Tuesberry

About 6 years ago Matt and I were on a Mexican Riviera cruise with our best friends.  It was a good time.  One morning our friend called our room and we started to talk about what our plans were for the day.  I picked up the daily patter and said "let's see....Tuesberry..."
For some unknown reason I exchanged the word "Tuesday" for my own version "Tuesberry".
I giggle to this day when I think about Tuesberry.
So, it is a good thing today is Tuesday and I can giggle about something as simple and silly as a mispronunciation of the day, because quite frankly I am grumpy and I need a little Tuesberry giggle to cheer me up.

Why am I grumpy?

My cat got out last night and got his paws all muddy, which I didn't know about until this morning when I got up and saw his muddy paw prints all over.  Because he got out, he ate grass which is what my cat does when he escapes, and when my cat eats grass, he pukes grass.  Muddy paw prints and grass puke.  Good morning.

I'm also still grumpy over Matt getting a ticket the other day.  Not because of the fine, it is about $200 which stinks, but because we truly feel like he shouldn't have been ticketed.  Since we are fighting the ticket in court the situation is unfinished business.  I absolutely hate unfinished business.  Honestly, I think I would feel better if we just paid the ticket, because it would be solved and over!  (But maybe not because I still don't think he deserved a ticket.)  My brain doesn't stop when there is unfinished business!  It just keeps pulling out details and and replaying events.  It really is quite ridiculous to allow a silly ticket to occupy so much of my brain time.  I have a hard time letting go of things that haven't been wrapped up all neat and tidy.  Perhaps I'm more grumpy at myself for still thinking about the ticket than I am about the ticket?

While I'm at it...here's a tip. When you live in the same town as someone and you miss them, you can invite them over for dinner, that's nice.  When you live more than a few hours away, you shouldn't assume that because you miss someone they should be the ones to travel to see you.  My time and dollars are just as important to me as yours are to you, so if you don't have the time or money to come see me, please don't assume I have the time or money to see you.

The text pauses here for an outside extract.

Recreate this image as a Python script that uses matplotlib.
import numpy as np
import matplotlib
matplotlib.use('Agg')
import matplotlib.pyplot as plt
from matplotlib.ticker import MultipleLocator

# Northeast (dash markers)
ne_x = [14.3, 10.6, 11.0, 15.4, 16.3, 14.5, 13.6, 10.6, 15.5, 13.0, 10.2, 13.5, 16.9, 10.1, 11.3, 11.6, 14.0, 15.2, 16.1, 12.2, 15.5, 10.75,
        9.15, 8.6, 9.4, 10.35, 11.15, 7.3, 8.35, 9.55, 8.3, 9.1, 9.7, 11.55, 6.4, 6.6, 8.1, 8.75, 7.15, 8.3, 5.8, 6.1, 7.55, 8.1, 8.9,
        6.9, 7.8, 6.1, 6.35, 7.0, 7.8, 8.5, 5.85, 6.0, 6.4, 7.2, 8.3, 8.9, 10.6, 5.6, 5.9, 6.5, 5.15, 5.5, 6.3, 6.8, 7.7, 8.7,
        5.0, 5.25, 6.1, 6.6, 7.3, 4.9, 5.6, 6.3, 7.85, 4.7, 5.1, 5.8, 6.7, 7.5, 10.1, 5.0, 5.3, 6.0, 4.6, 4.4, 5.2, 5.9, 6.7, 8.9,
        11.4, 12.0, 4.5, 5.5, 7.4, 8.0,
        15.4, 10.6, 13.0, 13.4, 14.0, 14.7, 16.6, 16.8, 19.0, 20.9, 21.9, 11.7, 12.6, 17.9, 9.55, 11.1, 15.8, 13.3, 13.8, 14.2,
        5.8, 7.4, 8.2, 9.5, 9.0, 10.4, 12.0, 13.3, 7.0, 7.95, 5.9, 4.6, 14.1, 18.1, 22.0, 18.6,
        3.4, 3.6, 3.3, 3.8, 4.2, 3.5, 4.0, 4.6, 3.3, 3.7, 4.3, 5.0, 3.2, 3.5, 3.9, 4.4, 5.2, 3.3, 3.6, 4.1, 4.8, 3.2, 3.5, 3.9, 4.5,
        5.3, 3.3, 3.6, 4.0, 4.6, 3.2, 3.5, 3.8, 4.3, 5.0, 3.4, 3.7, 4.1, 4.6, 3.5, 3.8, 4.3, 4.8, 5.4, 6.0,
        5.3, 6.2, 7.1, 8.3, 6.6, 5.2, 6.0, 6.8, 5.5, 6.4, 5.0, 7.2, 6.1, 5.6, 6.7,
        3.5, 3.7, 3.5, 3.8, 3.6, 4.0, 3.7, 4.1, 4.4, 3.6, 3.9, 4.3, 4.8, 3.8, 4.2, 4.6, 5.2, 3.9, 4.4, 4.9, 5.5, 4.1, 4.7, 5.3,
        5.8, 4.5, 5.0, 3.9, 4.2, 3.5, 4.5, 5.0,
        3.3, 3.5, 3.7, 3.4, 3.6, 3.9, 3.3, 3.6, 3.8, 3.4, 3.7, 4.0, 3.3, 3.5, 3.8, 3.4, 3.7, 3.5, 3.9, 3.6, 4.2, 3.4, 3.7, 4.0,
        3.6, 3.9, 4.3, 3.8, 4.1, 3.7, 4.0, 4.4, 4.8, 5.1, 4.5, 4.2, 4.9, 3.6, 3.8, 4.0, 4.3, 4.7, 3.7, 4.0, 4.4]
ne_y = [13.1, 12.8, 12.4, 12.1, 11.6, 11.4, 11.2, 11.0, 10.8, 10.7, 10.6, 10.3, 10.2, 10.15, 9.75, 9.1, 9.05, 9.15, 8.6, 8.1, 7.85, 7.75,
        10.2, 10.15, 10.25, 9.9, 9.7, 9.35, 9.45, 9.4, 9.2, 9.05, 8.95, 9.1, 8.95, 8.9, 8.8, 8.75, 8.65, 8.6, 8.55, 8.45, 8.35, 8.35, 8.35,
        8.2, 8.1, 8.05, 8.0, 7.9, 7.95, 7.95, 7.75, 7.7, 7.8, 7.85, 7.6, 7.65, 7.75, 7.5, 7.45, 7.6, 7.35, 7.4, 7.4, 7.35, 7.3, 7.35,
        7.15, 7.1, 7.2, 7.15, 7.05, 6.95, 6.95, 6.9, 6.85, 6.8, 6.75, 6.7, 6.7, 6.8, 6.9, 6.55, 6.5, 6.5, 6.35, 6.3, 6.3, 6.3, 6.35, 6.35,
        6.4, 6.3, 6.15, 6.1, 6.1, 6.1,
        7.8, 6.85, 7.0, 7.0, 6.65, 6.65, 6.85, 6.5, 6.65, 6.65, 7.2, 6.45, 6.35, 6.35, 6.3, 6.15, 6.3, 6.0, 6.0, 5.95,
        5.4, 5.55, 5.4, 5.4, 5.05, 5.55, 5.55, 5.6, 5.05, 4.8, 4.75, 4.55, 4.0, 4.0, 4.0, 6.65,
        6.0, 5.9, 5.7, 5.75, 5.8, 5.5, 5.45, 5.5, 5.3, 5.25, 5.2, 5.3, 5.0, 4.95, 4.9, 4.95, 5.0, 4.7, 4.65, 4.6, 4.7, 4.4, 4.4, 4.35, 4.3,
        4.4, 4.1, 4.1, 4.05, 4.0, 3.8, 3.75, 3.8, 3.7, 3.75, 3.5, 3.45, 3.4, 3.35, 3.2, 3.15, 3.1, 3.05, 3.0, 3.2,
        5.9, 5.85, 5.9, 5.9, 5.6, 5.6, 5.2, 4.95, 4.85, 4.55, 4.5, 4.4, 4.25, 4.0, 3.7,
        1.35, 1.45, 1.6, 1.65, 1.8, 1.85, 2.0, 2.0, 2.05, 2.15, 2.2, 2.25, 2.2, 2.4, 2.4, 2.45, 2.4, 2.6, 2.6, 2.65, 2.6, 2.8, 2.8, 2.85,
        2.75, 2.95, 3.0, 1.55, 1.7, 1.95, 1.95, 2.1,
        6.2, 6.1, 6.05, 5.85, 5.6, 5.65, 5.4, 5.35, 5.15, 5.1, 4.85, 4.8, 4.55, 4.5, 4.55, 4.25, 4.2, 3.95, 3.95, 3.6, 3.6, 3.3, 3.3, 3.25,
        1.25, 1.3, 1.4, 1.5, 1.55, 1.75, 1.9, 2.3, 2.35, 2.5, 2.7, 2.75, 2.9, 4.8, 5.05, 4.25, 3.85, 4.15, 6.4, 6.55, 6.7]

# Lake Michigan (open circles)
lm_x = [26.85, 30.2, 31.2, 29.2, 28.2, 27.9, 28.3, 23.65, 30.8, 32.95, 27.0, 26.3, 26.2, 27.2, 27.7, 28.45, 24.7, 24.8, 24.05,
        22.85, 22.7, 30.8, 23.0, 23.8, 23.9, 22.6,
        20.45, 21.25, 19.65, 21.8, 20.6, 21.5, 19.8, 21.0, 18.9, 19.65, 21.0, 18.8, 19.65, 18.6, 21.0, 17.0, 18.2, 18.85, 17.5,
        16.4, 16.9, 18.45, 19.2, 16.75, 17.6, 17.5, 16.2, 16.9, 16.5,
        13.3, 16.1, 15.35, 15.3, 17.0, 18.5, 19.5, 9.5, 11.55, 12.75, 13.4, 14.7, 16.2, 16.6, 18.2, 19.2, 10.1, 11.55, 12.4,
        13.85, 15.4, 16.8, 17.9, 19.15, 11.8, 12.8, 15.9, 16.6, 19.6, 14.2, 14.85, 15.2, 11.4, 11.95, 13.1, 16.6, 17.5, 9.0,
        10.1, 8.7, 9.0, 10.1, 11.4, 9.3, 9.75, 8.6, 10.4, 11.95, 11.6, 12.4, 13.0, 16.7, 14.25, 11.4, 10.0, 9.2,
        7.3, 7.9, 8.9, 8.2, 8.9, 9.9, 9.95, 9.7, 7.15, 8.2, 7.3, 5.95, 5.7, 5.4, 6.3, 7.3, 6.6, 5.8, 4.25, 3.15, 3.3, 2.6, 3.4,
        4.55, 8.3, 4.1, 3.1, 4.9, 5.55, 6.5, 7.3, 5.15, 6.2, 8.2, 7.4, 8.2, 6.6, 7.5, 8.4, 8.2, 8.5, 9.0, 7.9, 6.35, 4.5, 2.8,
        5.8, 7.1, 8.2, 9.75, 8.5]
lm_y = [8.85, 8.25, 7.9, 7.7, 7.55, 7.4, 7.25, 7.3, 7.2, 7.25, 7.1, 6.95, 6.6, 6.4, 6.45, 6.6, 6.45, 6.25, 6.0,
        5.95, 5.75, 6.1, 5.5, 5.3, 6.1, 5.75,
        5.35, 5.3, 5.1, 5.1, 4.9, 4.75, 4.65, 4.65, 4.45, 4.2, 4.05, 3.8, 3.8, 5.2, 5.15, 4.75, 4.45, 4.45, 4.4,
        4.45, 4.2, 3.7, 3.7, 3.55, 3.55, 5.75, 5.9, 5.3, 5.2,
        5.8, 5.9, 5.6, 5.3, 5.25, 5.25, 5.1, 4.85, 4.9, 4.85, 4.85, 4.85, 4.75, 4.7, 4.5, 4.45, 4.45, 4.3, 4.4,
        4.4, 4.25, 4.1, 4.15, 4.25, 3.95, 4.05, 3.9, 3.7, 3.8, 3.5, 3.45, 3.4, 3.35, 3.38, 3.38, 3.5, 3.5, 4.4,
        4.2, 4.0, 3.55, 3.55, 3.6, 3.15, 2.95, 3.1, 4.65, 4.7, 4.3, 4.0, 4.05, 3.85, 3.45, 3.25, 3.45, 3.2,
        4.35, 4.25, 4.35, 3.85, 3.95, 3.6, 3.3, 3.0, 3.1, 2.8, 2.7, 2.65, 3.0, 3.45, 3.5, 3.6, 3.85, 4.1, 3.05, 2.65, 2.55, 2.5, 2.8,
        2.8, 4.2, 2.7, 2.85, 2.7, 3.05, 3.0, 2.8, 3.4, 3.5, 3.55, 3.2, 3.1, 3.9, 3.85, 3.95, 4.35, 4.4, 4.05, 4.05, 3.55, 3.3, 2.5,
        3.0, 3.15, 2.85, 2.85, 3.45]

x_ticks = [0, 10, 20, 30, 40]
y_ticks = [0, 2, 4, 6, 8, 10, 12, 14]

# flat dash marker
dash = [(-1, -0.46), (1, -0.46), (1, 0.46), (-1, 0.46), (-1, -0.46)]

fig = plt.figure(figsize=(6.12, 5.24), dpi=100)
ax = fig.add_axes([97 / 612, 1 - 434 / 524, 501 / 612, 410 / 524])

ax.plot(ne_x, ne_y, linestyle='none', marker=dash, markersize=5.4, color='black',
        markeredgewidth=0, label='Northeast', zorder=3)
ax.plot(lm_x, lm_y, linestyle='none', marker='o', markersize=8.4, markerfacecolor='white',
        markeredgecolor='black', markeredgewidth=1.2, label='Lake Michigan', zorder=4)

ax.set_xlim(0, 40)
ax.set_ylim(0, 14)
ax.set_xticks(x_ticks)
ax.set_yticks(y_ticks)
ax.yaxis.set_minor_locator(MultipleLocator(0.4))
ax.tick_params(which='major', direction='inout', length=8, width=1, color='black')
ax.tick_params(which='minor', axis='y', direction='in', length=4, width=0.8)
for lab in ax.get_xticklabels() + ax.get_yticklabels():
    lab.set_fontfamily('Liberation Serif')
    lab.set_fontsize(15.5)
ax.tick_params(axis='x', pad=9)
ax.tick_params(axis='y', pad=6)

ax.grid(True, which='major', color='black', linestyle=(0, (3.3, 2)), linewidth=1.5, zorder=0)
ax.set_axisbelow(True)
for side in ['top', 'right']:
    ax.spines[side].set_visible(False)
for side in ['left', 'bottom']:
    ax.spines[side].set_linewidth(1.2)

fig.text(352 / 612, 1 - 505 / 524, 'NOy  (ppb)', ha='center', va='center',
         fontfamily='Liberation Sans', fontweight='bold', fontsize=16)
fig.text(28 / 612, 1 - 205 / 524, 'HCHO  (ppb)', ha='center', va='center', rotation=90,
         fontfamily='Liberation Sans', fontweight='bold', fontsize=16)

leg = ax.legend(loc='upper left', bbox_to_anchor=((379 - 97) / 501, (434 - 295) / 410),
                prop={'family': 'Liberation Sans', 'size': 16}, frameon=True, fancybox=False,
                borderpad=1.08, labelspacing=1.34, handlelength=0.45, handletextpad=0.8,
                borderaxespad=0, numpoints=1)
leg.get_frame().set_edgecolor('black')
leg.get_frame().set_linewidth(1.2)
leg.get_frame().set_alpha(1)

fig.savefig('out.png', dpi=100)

I love it when people ask if I can come visit, it makes me feel special and loved.  I do not like it when people get mad if I don't, it makes me really grumpy.

And finally, there is a moment in a long distance relationship when you realize that perhaps that distance is too great.  It happens.  Often it is no fault of either party, but just because life is busy and full and long distance relationships get pushed to the back burner.  It is not necessarily a bad thing, living in the present is far better than clinging to the past, but it is still a little sad when I find that months or half a year has passed since I last had a meaningful conversation with someone I love.  As a person who has moved 7 times in about 16 years, I've left a lot of friends, I've held on to a lot of them, and many have slipped away.  Each time I feel one get just a bit too far to reach, it is a little loss.

Tuesberry.  Such a funny, funny word.

So the moral of the story is don't get a cat or a ticket, don't expect others to always come to you, and love your friends deeply even if they slip away.